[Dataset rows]
============

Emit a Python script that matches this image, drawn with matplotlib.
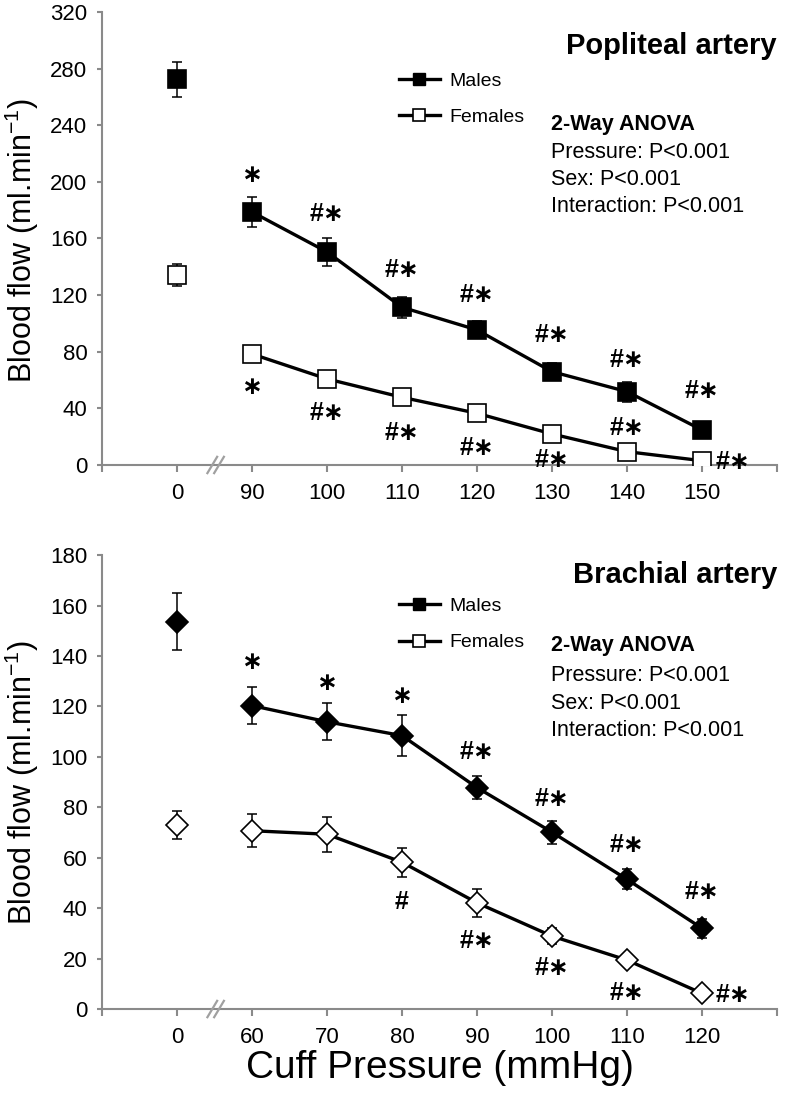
import matplotlib
matplotlib.use('Agg')
import matplotlib.pyplot as plt
import matplotlib.transforms as mtransforms
from matplotlib.lines import Line2D
import numpy as np

plt.rcParams['font.family'] = ['Liberation Sans', 'DejaVu Sans']
plt.rcParams['mathtext.fontset'] = 'custom'
plt.rcParams['mathtext.rm'] = 'Liberation Sans'
plt.rcParams['mathtext.it'] = 'Liberation Sans:italic'
plt.rcParams['mathtext.bf'] = 'Liberation Sans:bold'

# ---------------- Data ----------------
# Popliteal artery
pop_labels = ['0', '90', '100', '110', '120', '130', '140', '150']
pop_males = [272.5, 178.7, 150.5, 111.4, 95.4, 65.9, 51.8, 24.7]
pop_males_err = [12.5, 10.5, 10.0, 7.5, 6.0, 6.0, 7.0, 3.0]
pop_females = [134.2, 78.4, 60.8, 47.8, 36.5, 21.9, 9.4, 3.0]
pop_females_err = [8.0, 3.0, 3.0, 3.0, 3.0, 3.0, 3.0, 1.5]
pop_males_sig = ['', '*', '#*', '#*', '#*', '#*', '#*', '#*']
pop_males_sig_y = [0, 205, 177, 138, 120, 92, 74, 52]
pop_females_sig = ['', '*', '#*', '#*', '#*', '#*', '#*', '#*']
pop_females_sig_y = [0, 55, 36.5, 22.4, 12.0, 3.5, 26.1, 2.3]

# Brachial artery
bra_labels = ['0', '60', '70', '80', '90', '100', '110', '120']
bra_males = [153.6, 120.3, 113.9, 108.4, 87.8, 70.1, 51.4, 32.0]
bra_males_err = [11.4, 7.4, 7.4, 8.2, 4.5, 4.6, 4.0, 3.8]
bra_females = [73.0, 70.7, 69.3, 58.2, 42.1, 28.9, 19.4, 6.2]
bra_females_err = [5.6, 6.6, 7.0, 5.8, 5.5, 3.3, 2.0, 1.0]
bra_males_sig = ['', '*', '*', '*', '#*', '#*', '#*', '#*']
bra_males_sig_y = [0, 137.7, 129.1, 124.2, 102.0, 83.1, 65.0, 46.5]
bra_females_sig = ['', '', '', '#', '#*', '#*', '#*', '#*']
bra_females_sig_y = [0, 0, 0, 42.5, 27.1, 16.1, 6.2, 5.6]

AX_GREY = '#8a8a8a'
SIG_FAMILY = ['Liberation Sans', 'DejaVu Sans']

fig = plt.figure(figsize=(7.86, 11.0), dpi=100)
ax1 = fig.add_axes([0.1298, 0.5773, 0.8588, 0.4118])
ax2 = fig.add_axes([0.1298, 0.0827, 0.8588, 0.4127])


def sig_text(s):
    # asterisks shown as centred asterisk operators
    return s.replace('*', '\u2217')


def draw_panel(ax, labels, m, m_err, f, f_err, msig, msig_y, fsig, fsig_y,
               marker, msize, ymax, ystep, title, title_y, leg_y, anova_y):
    x = np.arange(len(labels))
    m = np.asarray(m); f = np.asarray(f)
    # error bars
    ax.errorbar(x, m, yerr=m_err, fmt='none', ecolor='black', elinewidth=1.1,
                capsize=3.6, capthick=1.1, zorder=2)
    ax.errorbar(x, f, yerr=f_err, fmt='none', ecolor='black', elinewidth=1.1,
                capsize=3.6, capthick=1.1, zorder=2)
    # connecting lines (0 mmHg point unconnected)
    ax.plot(x[1:], m[1:], '-', color='black', lw=2.4, zorder=3)
    ax.plot(x[1:], f[1:], '-', color='black', lw=2.4, zorder=3)
    # markers
    ax.plot(x, m, linestyle='none', marker=marker, ms=msize, mfc='black',
            mec='black', mew=1.2, zorder=4)
    ax.plot(x, f, linestyle='none', marker=marker, ms=msize, mfc='white',
            mec='black', mew=1.2, zorder=4)
    # significance labels
    for i, (s, yy) in enumerate(zip(msig, msig_y)):
        if s:
            ax.text(x[i], yy, sig_text(s), ha='center', va='center',
                    fontsize=18, fontweight='bold', family=SIG_FAMILY,
                    zorder=5)
    last = len(labels) - 1
    for i, (s, yy) in enumerate(zip(fsig, fsig_y)):
        if s:
            xx = x[i] + (0.42 if i == last else 0)
            ax.text(xx, yy, sig_text(s), ha='center', va='center',
                    fontsize=18, fontweight='bold', family=SIG_FAMILY,
                    zorder=5)

    ax.set_xlim(-1, len(labels))
    ax.set_ylim(0, ymax)
    ax.set_xticks(np.arange(-1, len(labels) + 1))
    ax.set_xticklabels([''] + labels + [''])
    ax.set_yticks(np.arange(0, ymax + 1, ystep))
    for sp in ['top', 'right']:
        ax.spines[sp].set_visible(False)
    for sp in ['left', 'bottom']:
        ax.spines[sp].set_color(AX_GREY)
        ax.spines[sp].set_linewidth(1.5)
    ax.tick_params(axis='x', length=5, width=1.5, color=AX_GREY, pad=8,
                   labelsize=16)
    ax.tick_params(axis='y', length=3.5, width=1.5, color=AX_GREY, pad=7,
                   labelsize=16)

    # axis break marks
    trans = mtransforms.blended_transform_factory(ax.transData, ax.transAxes)
    for bx in (0.47, 0.56):
        ax.plot([bx - 0.065, bx + 0.065], [-0.018, 0.018], color='#a0a0a0',
                lw=1.6, transform=trans, clip_on=False, zorder=6)

    # title
    ax.text(1.0, title_y, title, transform=ax.transAxes, ha='right',
            va='center', fontsize=21, fontweight='bold')

    # legend (squares in both panels, as in the original)
    handles = [Line2D([], [], color='black', lw=2.4, marker='s', ms=9,
                      mfc='black', mec='black'),
               Line2D([], [], color='black', lw=2.4, marker='s', ms=9,
                      mfc='white', mec='black', mew=1.2)]
    ax.legend(handles, ['Males', 'Females'], loc='center left',
              bbox_to_anchor=(0.44, leg_y), frameon=False, fontsize=14,
              handlelength=2.1, handletextpad=0.5, labelspacing=0.95,
              borderpad=0, borderaxespad=0)

    # ANOVA text
    ax.text(0.665, anova_y[0], '2-Way ANOVA', transform=ax.transAxes,
            ha='left', va='center', fontsize=15.5, fontweight='bold')
    for txt, yy in zip(['Pressure: P<0.001', 'Sex: P<0.001',
                        'Interaction: P<0.001'], anova_y[1:]):
        ax.text(0.665, yy, txt, transform=ax.transAxes, ha='left',
                va='center', fontsize=15.5)


draw_panel(ax1, pop_labels, pop_males, pop_males_err, pop_females,
           pop_females_err, pop_males_sig, pop_males_sig_y, pop_females_sig,
           pop_females_sig_y, 's', 12.5, 320, 40, 'Popliteal artery', 0.925,
           0.808, [0.752, 0.690, 0.630, 0.570])
draw_panel(ax2, bra_labels, bra_males, bra_males_err, bra_females,
           bra_females_err, bra_males_sig, bra_males_sig_y, bra_females_sig,
           bra_females_sig_y, 'D', 11.5, 180, 20, 'Brachial artery', 0.955,
           0.847, [0.800, 0.734, 0.674, 0.613])

fig.text(22 / 786, 1 - 240 / 1100, 'Blood flow (ml.min$^{-1}$)', rotation=90,
         ha='center', va='center', fontsize=22)
fig.text(22 / 786, 1 - 782 / 1100, 'Blood flow (ml.min$^{-1}$)', rotation=90,
         ha='center', va='center', fontsize=22)
fig.text(440 / 786, 1 - 1068 / 1100, 'Cuff Pressure (mmHg)', ha='center',
         va='center', fontsize=28)

fig.savefig('out.png', dpi=100)
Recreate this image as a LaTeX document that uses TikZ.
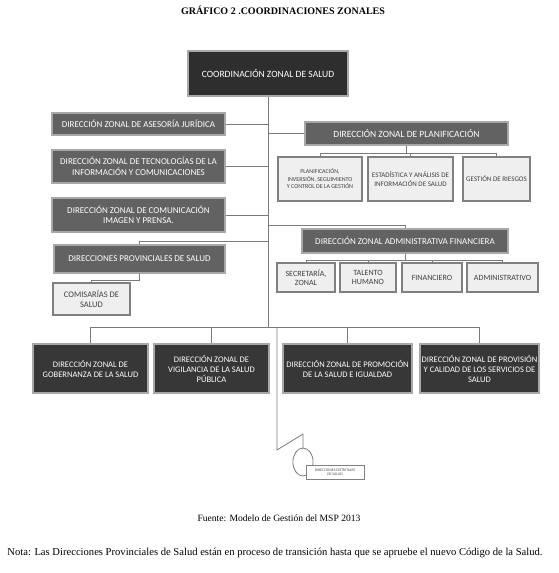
\documentclass[tikz,border=0pt]{standalone}
\usepackage{fontspec}
\setmainfont{Liberation Serif}
\newfontfamily\boxfont{Carlito}
\definecolor{topfill}{HTML}{2E2E2E}
\definecolor{midfill}{HTML}{626262}
\definecolor{botfill}{HTML}{373737}
\definecolor{lightfill}{HTML}{EFEFEF}
\definecolor{edgegray}{HTML}{A8A8A8}
\definecolor{linegray}{HTML}{7A7A7A}
\definecolor{darkedge}{HTML}{808080}
\begin{document}
\begin{tikzpicture}[x=1pt,y=-1pt,
  bx/.style={draw=edgegray, line width=1.2pt, inner sep=1pt, align=center,
    text=white, font=\boxfont\fontsize{9}{10.5}\selectfont},
  topbox/.style={bx, fill=topfill, font=\boxfont\fontsize{9.6}{11}\selectfont},
  midbox/.style={bx, fill=midfill},
  botbox/.style={bx, fill=botfill, font=\boxfont\fontsize{8.5}{10}\selectfont},
  lightbox/.style={draw=darkedge, line width=1.1pt, fill=lightfill, inner sep=1pt, align=center,
    text=black!75, font=\boxfont\fontsize{7}{8.5}\selectfont},
  conn/.style={draw=linegray, line width=0.8pt}]
\useasboundingbox (0,0) rectangle (559,573);
% title
\node[font=\bfseries\fontsize{10}{12}\selectfont] (title) at (283,10) {GRÁFICO 2 .COORDINACIONES ZONALES};
% top
\node[topbox, minimum width=160, minimum height=45] (top) at (268,73.5) {COORDINACIÓN ZONAL DE SALUD};
% left column
\node[midbox, minimum width=173, minimum height=22] (ases) at (138.5,124) {DIRECCIÓN ZONAL DE ASESORÍA JURÍDICA};
\node[midbox, minimum width=173, minimum height=33] (tec) at (138.5,166.5) {DIRECCIÓN ZONAL DE TECNOLOGÍAS DE LA\\INFORMACIÓN Y COMUNICACIONES};
\node[midbox, minimum width=173, minimum height=34] (com) at (138.5,215) {DIRECCIÓN ZONAL DE COMUNICACIÓN\\IMAGEN Y PRENSA.};
\node[midbox, minimum width=171, minimum height=28] (prov) at (139.5,259) {DIRECCIONES PROVINCIALES DE SALUD};
\node[lightbox, minimum width=77, minimum height=32, font=\boxfont\fontsize{8.5}{10}\selectfont] (comi) at (91.5,299) {COMISARÍAS DE\\SALUD};
% right: planificacion
\node[midbox, minimum width=203, minimum height=23, font=\boxfont\fontsize{9.5}{11}\selectfont] (plan) at (406.5,133.5) {DIRECCIÓN ZONAL DE PLANIFICACIÓN};
\node[lightbox, minimum width=84, minimum height=44, font=\boxfont\fontsize{6}{7.5}\selectfont] (pA) at (320,179) {PLANIFICACIÓN,\\INVERSIÓN, SEGUIMIENTO\\Y CONTROL DE LA GESTIÓN};
\node[lightbox, minimum width=85, minimum height=44] (pB) at (410.5,179) {ESTADÍSTICA Y ANÁLISIS DE\\INFORMACIÓN DE SALUD};
\node[lightbox, minimum width=67, minimum height=44] (pC) at (496.5,179) {GESTIÓN DE RIESGOS};
% right: administrativa
\node[midbox, minimum width=206, minimum height=24] (adm) at (405,241) {DIRECCIÓN ZONAL ADMINISTRATIVA FINANCIERA};
\node[lightbox, minimum width=58, minimum height=29, font=\boxfont\fontsize{8}{9.5}\selectfont] (sec) at (306,277.5) {SECRETARÍA,\\ZONAL};
\node[lightbox, minimum width=56, minimum height=29, font=\boxfont\fontsize{8}{9.5}\selectfont] (tal) at (368,277.5) {TALENTO\\HUMANO};
\node[lightbox, minimum width=60, minimum height=29, font=\boxfont\fontsize{8}{9.5}\selectfont] (fin) at (432,277.5) {FINANCIERO};
\node[lightbox, minimum width=71, minimum height=29, font=\boxfont\fontsize{8}{9.5}\selectfont] (admv) at (502.5,277.5) {ADMINISTRATIVO};
% bottom row
\node[botbox, minimum width=115, minimum height=49] (gob) at (90.5,368.5) {DIRECCIÓN ZONAL DE\\GOBERNANZA DE LA SALUD};
\node[botbox, minimum width=115, minimum height=49] (vig) at (211.5,368.5) {DIRECCIÓN ZONAL DE\\VIGILANCIA DE LA SALUD\\PÚBLICA};
\node[botbox, minimum width=129, minimum height=49] (prom) at (347.5,368.5) {DIRECCIÓN ZONAL DE PROMOCIÓN\\DE LA SALUD E IGUALDAD};
\node[botbox, minimum width=119, minimum height=49] (prv) at (479.5,368.5) {DIRECCIÓN ZONAL DE PROVISIÓN\\Y CALIDAD DE LOS SERVICIOS DE\\SALUD};
% small box at bottom
\coordinate (zig1) at (277,450);
\coordinate (zig2) at (303,434);
\coordinate (zig3) at (303,449);
\node[draw=linegray, line width=0.8pt, minimum width=28, inner sep=0pt, circle, xscale=0.72] (ell) at (303,462) {};
\node[draw=darkedge, line width=1pt, fill=white, minimum width=58, minimum height=14, inner sep=0.5pt, align=center,
  font=\boxfont\fontsize{3.8}{4.3}\selectfont, text=black!70] (small) at (335,472) {DIRECCIONES DISTRITALES\\DE SALUD};
% connectors
\coordinate (bus) at (top.south |- 0,327);
\path[conn] (top.south) -- (bus);
\path[conn] (ases.east) -- (ases.east -| top.south);
\path[conn] (tec.east) -- (tec.east -| top.south);
\path[conn] (com.east) -- (com.east -| top.south);
\path[conn] (plan.west) -- (plan.west -| top.south);
\path[conn] (top.south |- 0,225) -| (adm.north);
\path[conn] (prov.north) |- (top.south |- 0,241);
\path[conn] (prov.south) -- (prov.south |- 0,280) -| (comi.north);
\path[conn] (plan.south) -- (plan.south |- 0,153);
\path[conn] (pA.north) -- (pA.north |- 0,153) -| (pC.north);
\path[conn] (pB.north) -- (pB.north |- 0,153);
\path[conn] (adm.south) -- (adm.south |- 0,260);
\path[conn] (sec.north) -- (sec.north |- 0,260) -| (admv.north);
\path[conn] (tal.north) -- (tal.north |- 0,260);
\path[conn] (fin.north) -- (fin.north |- 0,260);
\path[conn] (gob.north) -- (gob.north |- bus) -| (prv.north);
\path[conn] (vig.north) -- (vig.north |- bus);
\path[conn] (prom.north) -- (prom.north |- bus);
\path[conn] (277,327) -- (zig1) -- (zig2) -- (zig3);
% footer
\node[font=\fontsize{9.6}{11}\selectfont] (fuente) at (279,518) {Fuente: Modelo de Gestión del MSP 2013};
\node[font=\fontsize{10.6}{12}\selectfont] (nota) at (275,553) {Nota: Las Direcciones Provinciales de Salud están en proceso de transición hasta que se apruebe el nuevo Código de la Salud.};
\end{tikzpicture}
\end{document}
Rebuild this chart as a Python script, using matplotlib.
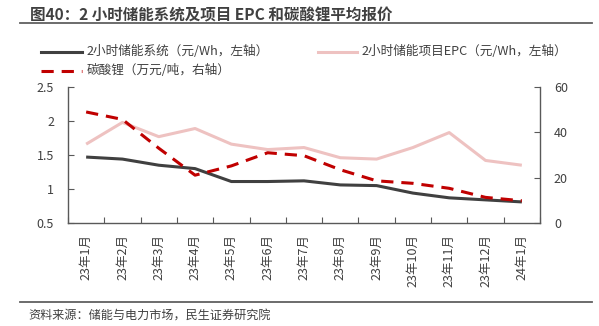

============

> _To be done_:
Please transcribe, word for word, every line from the first line of the records above through the line containing "plt.rcParams['mathtext.bf'] = 'Liberation", and leave out any pictures.

> _Output of the task_:
Emit a Python script that matches this image, drawn with matplotlib.
import matplotlib
matplotlib.use('Agg')
import matplotlib.pyplot as plt
import matplotlib.transforms as mtransforms
from matplotlib.lines import Line2D
import numpy as np

plt.rcParams['font.family'] = ['Liberation Sans', 'DejaVu Sans']
plt.rcParams['mathtext.fontset'] = 'custom'
plt.rcParams['mathtext.rm'] = 'Liberation Sans'
plt.rcParams['mathtext.it'] = 'Liberation Sans:italic'
plt.rcParams['mathtext.bf'] = 'Liberation Sans:bold'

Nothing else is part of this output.